The US economy gained 222,000 jobs in June, many more than expected, according to a report from the Bureau of Labor Statistics on Friday.
Economists had forecast that nonfarm payrolls increased by 178,000, according to Bloomberg.
The excess number of people employed in June over those who were laid off or fired was revised upward for both April and May. That left the June job gains roughly in line with the average increases this year and did not vastly change the overall picture of employment.
“The bottom line is that jobs are out there, and job hunters with marketable skills are in a good position to move on or move up,” said Jim Baird, the chief investment officer at Plante Moran Financial Advisors.
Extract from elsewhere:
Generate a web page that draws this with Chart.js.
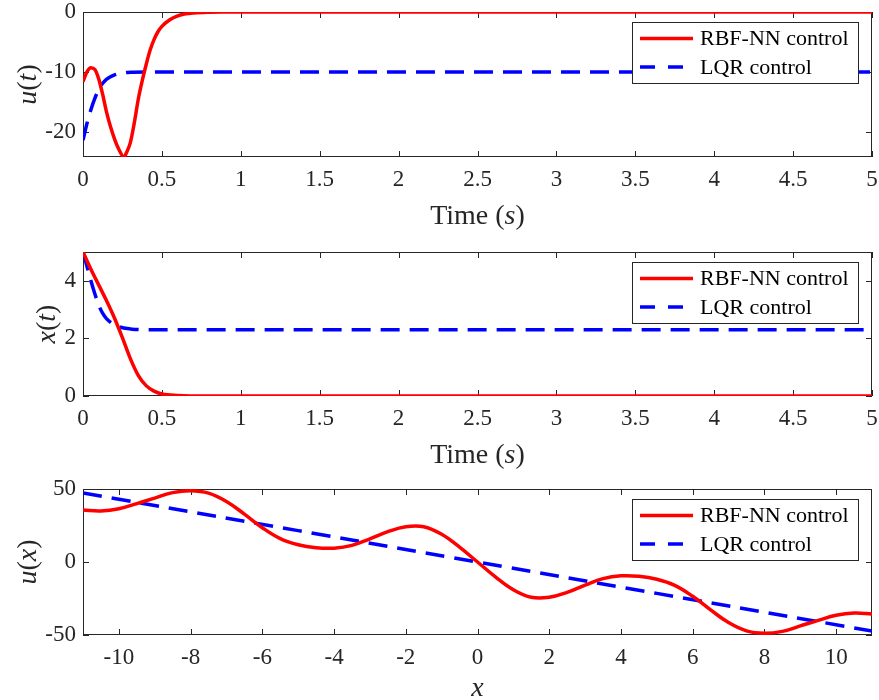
<!DOCTYPE html>
<html>
<head>
<meta charset="utf-8">
<script src="https://cdn.jsdelivr.net/npm/chart.js@4.4.1/dist/chart.umd.min.js"></script>
<style>
  body { margin: 0; background: #fff; }
  .panel { position: absolute; left: 0; }
</style>
</head>
<body>
<canvas id="plotUt" class="panel" width="879" height="232" style="top:0px"></canvas>
<canvas id="plotXt" class="panel" width="879" height="238" style="top:232px"></canvas>
<canvas id="plotUx" class="panel" width="879" height="230" style="top:470px"></canvas>
<script>
// Control input u(t)
const T_RBF_U = [0, 0.025, 0.05, 0.075, 0.1, 0.125, 0.15, 0.175, 0.2, 0.225, 0.26, 0.275, 0.3, 0.325, 0.35, 0.375, 0.4, 0.425, 0.45, 0.475, 0.5, 0.55, 0.6, 0.65, 0.7, 0.8, 0.9, 1, 5];
const U_RBF = [-11.6, -10.0, -9.3, -9.6, -11.2, -13.8, -16.8, -19.2, -21.2, -22.8, -24.2, -23.5, -21.8, -18.5, -14.6, -11.5, -8.8, -6.4, -4.6, -3.3, -2.4, -1.3, -0.65, -0.3, -0.15, -0.04, -0.01, 0, 0];
const T_LQR_U = [0, 0.025, 0.05, 0.075, 0.1, 0.125, 0.15, 0.2, 0.25, 0.3, 0.4, 5];
const U_LQR = [-21.4, -18.6, -16.3, -14.4, -12.9, -11.9, -11.2, -10.5, -10.2, -10.05, -10, -10];

// State x(t)
const T_RBF_X = [0, 0.05, 0.1, 0.15, 0.2, 0.25, 0.3, 0.35, 0.4, 0.45, 0.5, 0.6, 0.8, 5];
const X_RBF = [5, 4.4, 3.85, 3.3, 2.7, 2.02, 1.3, 0.72, 0.36, 0.17, 0.07, 0.02, 0, 0];
const T_LQR_X = [0, 0.025, 0.05, 0.075, 0.1, 0.125, 0.15, 0.2, 0.25, 0.3, 0.4, 5];
const X_LQR = [5, 4.5, 4.0, 3.55, 3.15, 2.87, 2.68, 2.47, 2.37, 2.33, 2.3, 2.3];

// Control law u(x)
const XS_RBF = [-11, -10.5, -10, -9.5, -9, -8.5, -8, -7.5, -7, -6.5, -6, -5.5, -5, -4.5, -4, -3.5, -3, -2.5, -2, -1.5, -1, -0.5,
  0, 0.5, 1, 1.5, 2, 2.5, 3, 3.5, 4, 4.5, 5, 5.5, 6, 6.5, 7, 7.5, 8, 8.5, 9, 9.5, 10, 10.5, 11];
const UX_RBF = [35.6, 35.0, 36.5, 40.0, 43.8, 47.5, 48.8, 47.2, 41.5, 32.8, 23.5, 16.0, 11.8, 9.8, 9.5, 11.4, 15.8, 20.8, 24.2, 24.2, 19.0, 10.2,
  0, -10.2, -19.0, -24.2, -24.2, -20.8, -15.8, -11.4, -9.5, -9.8, -11.8, -16.0, -23.5, -32.8, -41.5, -47.2, -48.8, -47.5, -43.8, -40.0, -36.5, -35.0, -35.6];
const XS_LQR = [-11, -5, 0, 5, 11];
const UX_LQR = [47.3, 21.5, 0, -21.5, -47.3];

// Tick values
const TIME_TICKS = [0, 0.5, 1, 1.5, 2, 2.5, 3, 3.5, 4, 4.5, 5];
const UT_TICKS = [-20, -10, 0];
const XT_TICKS = [0, 2, 4];
const X_TICKS = [-10, -8, -6, -4, -2, 0, 2, 4, 6, 8, 10];
const UX_TICKS = [-50, 0, 50];

const SERIES_NAMES = ["RBF-NN control", "LQR control"];

const INK = "#262626";
const FAMILY = "'Liberation Serif', 'Times New Roman', serif";
const TICK_FONT = { family: FAMILY, size: 23 };
const TITLE_SIZE = 28;
const LEGEND_SIZE = 22;

function points(xs, ys) {
  return xs.map(function (x, i) { return { x: x, y: ys[i] }; });
}

// Axes box with inward tick marks on all four sides
const frame = {
  id: "frame",
  beforeDatasetsDraw(chart) {
    const ctx = chart.ctx, a = chart.chartArea;
    const sx = chart.scales.x, sy = chart.scales.y;
    const len = 6;
    ctx.save();
    ctx.strokeStyle = INK;
    ctx.lineWidth = 1;
    ctx.strokeRect(Math.round(a.left) + 0.5, Math.round(a.top) + 0.5,
      Math.round(a.right - a.left) - 1, Math.round(a.bottom - a.top) - 1);
    ctx.beginPath();
    sx.ticks.forEach(function (t) {
      const px = Math.round(sx.getPixelForValue(t.value)) + 0.5;
      ctx.moveTo(px, a.bottom); ctx.lineTo(px, a.bottom - len);
      ctx.moveTo(px, a.top); ctx.lineTo(px, a.top + len);
    });
    sy.ticks.forEach(function (t) {
      const py = Math.round(sy.getPixelForValue(t.value)) + 0.5;
      ctx.moveTo(a.left, py); ctx.lineTo(a.left + len, py);
      ctx.moveTo(a.right, py); ctx.lineTo(a.right - len, py);
    });
    ctx.stroke();
    ctx.restore();
  }
};

// Write a label made of upright and italic pieces, centred on (x, y)
function drawRich(ctx, parts, x, y, angle, baseline) {
  ctx.save();
  ctx.translate(x, y);
  ctx.rotate(angle);
  ctx.textBaseline = baseline;
  ctx.textAlign = "left";
  const fonts = parts.map(function (p) {
    return (p.italic ? "italic " : "") + TITLE_SIZE + "px " + FAMILY;
  });
  const widths = parts.map(function (p, i) {
    ctx.font = fonts[i];
    return ctx.measureText(p.text).width;
  });
  let cur = -widths.reduce(function (s, w) { return s + w; }, 0) / 2;
  parts.forEach(function (p, i) {
    ctx.font = fonts[i];
    ctx.fillText(p.text, cur, 0);
    cur += widths[i];
  });
  ctx.restore();
}

const axisTitles = {
  id: "axisTitles",
  afterDraw(chart, args, opts) {
    const ctx = chart.ctx, a = chart.chartArea, sy = chart.scales.y;
    ctx.save();
    ctx.fillStyle = INK;
    drawRich(ctx, opts.x, (a.left + a.right) / 2, a.bottom + opts.xGap, 0, "alphabetic");
    ctx.font = TICK_FONT.size + "px " + FAMILY;
    const labelW = Math.max.apply(null, sy.ticks.map(function (t) {
      return ctx.measureText(t.label).width;
    }));
    const cx = a.left - sy.options.ticks.padding - labelW - 17;
    drawRich(ctx, opts.y, cx, (a.top + a.bottom) / 2, -Math.PI / 2, "middle");
    ctx.restore();
  }
};

// Boxed legend in the upper right of the plot area
const boxLegend = {
  id: "boxLegend",
  afterDatasetsDraw(chart) {
    const ctx = chart.ctx, a = chart.chartArea;
    const sets = chart.data.datasets;
    ctx.save();
    ctx.font = LEGEND_SIZE + "px " + FAMILY;
    const textW = Math.max.apply(null, sets.map(function (d) { return ctx.measureText(d.label).width; }));
    const w = Math.round(68 + textW + 9), h = 61;
    const x0 = Math.round(a.right - 14 - w), y0 = Math.round(a.top + 10);
    ctx.fillStyle = "#fff";
    ctx.fillRect(x0, y0, w, h);
    ctx.strokeStyle = INK;
    ctx.lineWidth = 1;
    ctx.strokeRect(x0 + 0.5, y0 + 0.5, w, h);
    sets.forEach(function (d, i) {
      const cy = y0 + 16.5 + i * 28.5;
      ctx.strokeStyle = d.borderColor;
      ctx.lineWidth = d.borderWidth;
      ctx.setLineDash(d.borderDash ? [15, 13] : []);
      ctx.beginPath();
      ctx.moveTo(x0 + 8, cy);
      ctx.lineTo(x0 + 61, cy);
      ctx.stroke();
      ctx.setLineDash([]);
      ctx.fillStyle = "#000";
      ctx.textBaseline = "middle";
      ctx.fillText(d.label, x0 + 68, cy + 1);
    });
    ctx.restore();
  }
};

function makePlot(id, cfg) {
  // evenly spaced samples get a plain spline, the time responses a monotone one
  const curve = cfg.smooth
    ? { tension: 0.4 }
    : { cubicInterpolationMode: "monotone" };
  return new Chart(document.getElementById(id), {
    type: "line",
    data: {
      datasets: [
        Object.assign({
          label: SERIES_NAMES[0],
          data: cfg.red,
          borderColor: "#ff0000",
          borderWidth: 3.5,
          pointRadius: 0
        }, curve),
        Object.assign({
          label: SERIES_NAMES[1],
          data: cfg.blue,
          borderColor: "#0000ff",
          borderWidth: 3.5,
          borderDash: [19, 10],
          pointRadius: 0
        }, curve)
      ]
    },
    options: {
      responsive: false,
      animation: false,
      events: [],
      layout: { autoPadding: false, padding: { left: 0, right: 7, top: cfg.top, bottom: 0 } },
      scales: {
        x: {
          type: "linear",
          min: cfg.xMin,
          max: cfg.xMax,
          grid: { display: false, drawTicks: false },
          border: { display: false },
          afterBuildTicks: function (s) { s.ticks = cfg.xTicks.map(function (v) { return { value: v }; }); },
          afterFit: function (s) {
            s.height = cfg.xHeight;
            s.paddingLeft = 0;
            s.paddingRight = 0;
          },
          ticks: {
            font: TICK_FONT, color: INK, padding: 9, maxRotation: 0, autoSkip: false,
            callback: function (v) { return String(v); }
          }
        },
        y: {
          type: "linear",
          min: cfg.yMin,
          max: cfg.yMax,
          grid: { display: false, drawTicks: false },
          border: { display: false },
          afterBuildTicks: function (s) { s.ticks = cfg.yTicks.map(function (v) { return { value: v }; }); },
          afterFit: function (s) {
            s.width = 83;
            s.paddingTop = 0;
            s.paddingBottom = 0;
          },
          ticks: {
            font: TICK_FONT, color: INK, padding: 7, autoSkip: false,
            callback: function (v) { return String(v); }
          }
        }
      },
      plugins: {
        legend: { display: false },
        tooltip: { enabled: false },
        axisTitles: { x: cfg.xTitle, y: cfg.yTitle, xGap: cfg.xGap }
      }
    },
    plugins: [frame, boxLegend, axisTitles]
  });
}

const TIME_TITLE = [{ text: "Time (" }, { text: "s", italic: true }, { text: ")" }];

makePlot("plotUt", {
  red: points(T_RBF_U, U_RBF), blue: points(T_LQR_U, U_LQR),
  xMin: 0, xMax: 5, yMin: -24.2, yMax: 0, xTicks: TIME_TICKS, yTicks: UT_TICKS,
  top: 12, xHeight: 75, xGap: 67,
  xTitle: TIME_TITLE,
  yTitle: [{ text: "u", italic: true }, { text: "(" }, { text: "t", italic: true }, { text: ")" }]
});

makePlot("plotXt", {
  red: points(T_RBF_X, X_RBF), blue: points(T_LQR_X, X_LQR),
  xMin: 0, xMax: 5, yMin: 0, yMax: 5, xTicks: TIME_TICKS, yTicks: XT_TICKS,
  top: 20, xHeight: 74, xGap: 67,
  xTitle: TIME_TITLE,
  yTitle: [{ text: "x", italic: true }, { text: "(" }, { text: "t", italic: true }, { text: ")" }]
});

makePlot("plotUx", {
  red: points(XS_RBF, UX_RBF), blue: points(XS_LQR, UX_LQR), smooth: true,
  xMin: -11, xMax: 11, yMin: -50, yMax: 50, xTicks: X_TICKS, yTicks: UX_TICKS,
  top: 19, xHeight: 65, xGap: 61,
  xTitle: [{ text: "x", italic: true }],
  yTitle: [{ text: "u", italic: true }, { text: "(" }, { text: "x", italic: true }, { text: ")" }]
});
</script>
</body>
</html>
The unemployment rate ticked up to 4.4% from a 16-year low of 4.3%. The increase was viewed as a positive indication that more people were entering the workforce, as the labor-force participation rate indeed increased to 62.8% from 62.7%.
- Pantheon Macroeconomics
Wage growth was softer than expected and unchanged from May. Average hourly earnings rose by 0.2% month-over-month and 2.5% year-over-year.
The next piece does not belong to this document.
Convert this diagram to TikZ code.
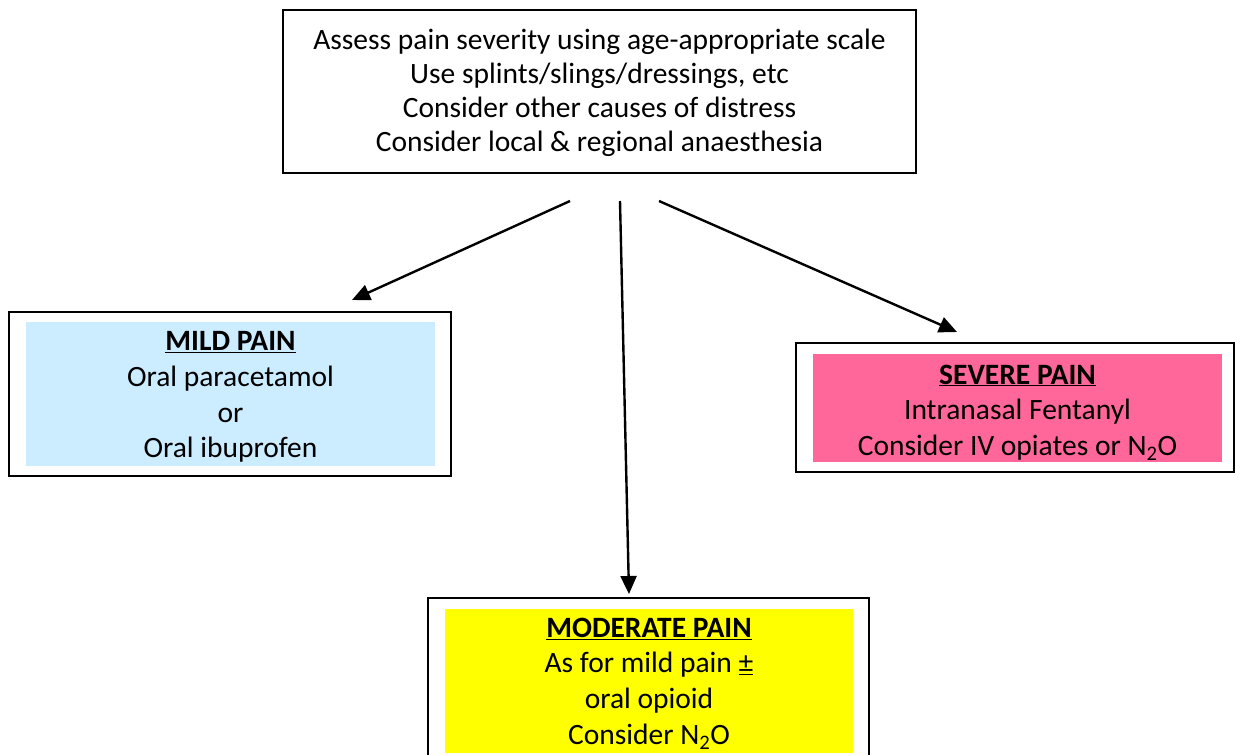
\documentclass[tikz,border=0pt]{standalone}
\usepackage{fontspec}
\setmainfont{Carlito}
\usetikzlibrary{arrows.meta}
\definecolor{mildblue}{RGB}{204,236,255}
\definecolor{severepink}{RGB}{255,102,153}
\definecolor{modyellow}{RGB}{255,255,0}
\tikzset{
  outerbox/.style={draw=black, line width=1.8pt, fill=white},
  boxtext/.style={align=center, font=\fontsize{29.5}{35.7}\selectfont, inner sep=0pt},
  toptext/.style={align=center, font=\fontsize{29.5}{34}\selectfont, inner sep=0pt},
  flowarrow/.style={line width=2.4pt, -{Triangle[length=18pt,width=16pt]}}
}
\begin{document}
\begin{tikzpicture}[x=1pt,y=-1pt]
\useasboundingbox (0,0) rectangle (1235,755);
% top box
\draw[outerbox] (283,10) rectangle (916,173);
\node[toptext] (top) at (599.5,93) {Assess pain severity using age-appropriate scale\\Use splints/slings/dressings, etc\\Consider other causes of distress\\Consider local \& regional anaesthesia};
% mild
\draw[outerbox] (9,312) rectangle (451,476);
\fill[mildblue] (26,322) rectangle (435,466);
\node[boxtext] (mild) at (230.5,397) {\textbf{\underline{MILD PAIN}}\\Oral paracetamol\\or\\Oral ibuprofen};
% severe
\draw[outerbox] (796,343) rectangle (1234,472);
\fill[severepink] (813,354) rectangle (1222,462);
\node[boxtext] (severe) at (1017.5,412.5) {\textbf{\underline{SEVERE PAIN}}\\Intranasal Fentanyl\\Consider IV opiates or N\textsubscript{2}O};
% moderate
\draw[outerbox] (428,757) -- (428,598) -- (869,598) -- (869,757);
\fill[modyellow] (445,609) rectangle (853,753);
\node[boxtext] (moderate) at (649,683.5) {\textbf{\underline{MODERATE PAIN}}\\As for mild pain \underline{±}\\oral opioid\\Consider N\textsubscript{2}O};
% arrows
\coordinate (sL) at (570,201);
\coordinate (sM) at (620,201);
\coordinate (sR) at (659,201);
\coordinate (tL) at (352,300);
\coordinate (tM) at (629,594);
\coordinate (tR) at (957,332);
\draw[flowarrow] (sL) -- (tL);
\draw[flowarrow] (sM) -- (tM);
\draw[flowarrow] (sR) -- (tR);
\end{tikzpicture}
\end{document}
Economists expect wages to be rising at an even faster pace because the unemployment rate is near a postcrisis low, and so there should be more competition for skilled workers. But some Federal Reserve officials have noted that the lower unemployment rate is not lifting workers’ pay the way it used to partly because productivity is lower.
Retail hiring rose for the first time since January, pausing an exodus of jobs from large department stores that are losing ground to e-commerce. Retail trade gained 8,100 jobs overall, though hiring fell on net in car dealerships, electronics stores, and clothing stores.
The healthcare sector contributed the most jobs, at 37,000. The coal industry added no jobs.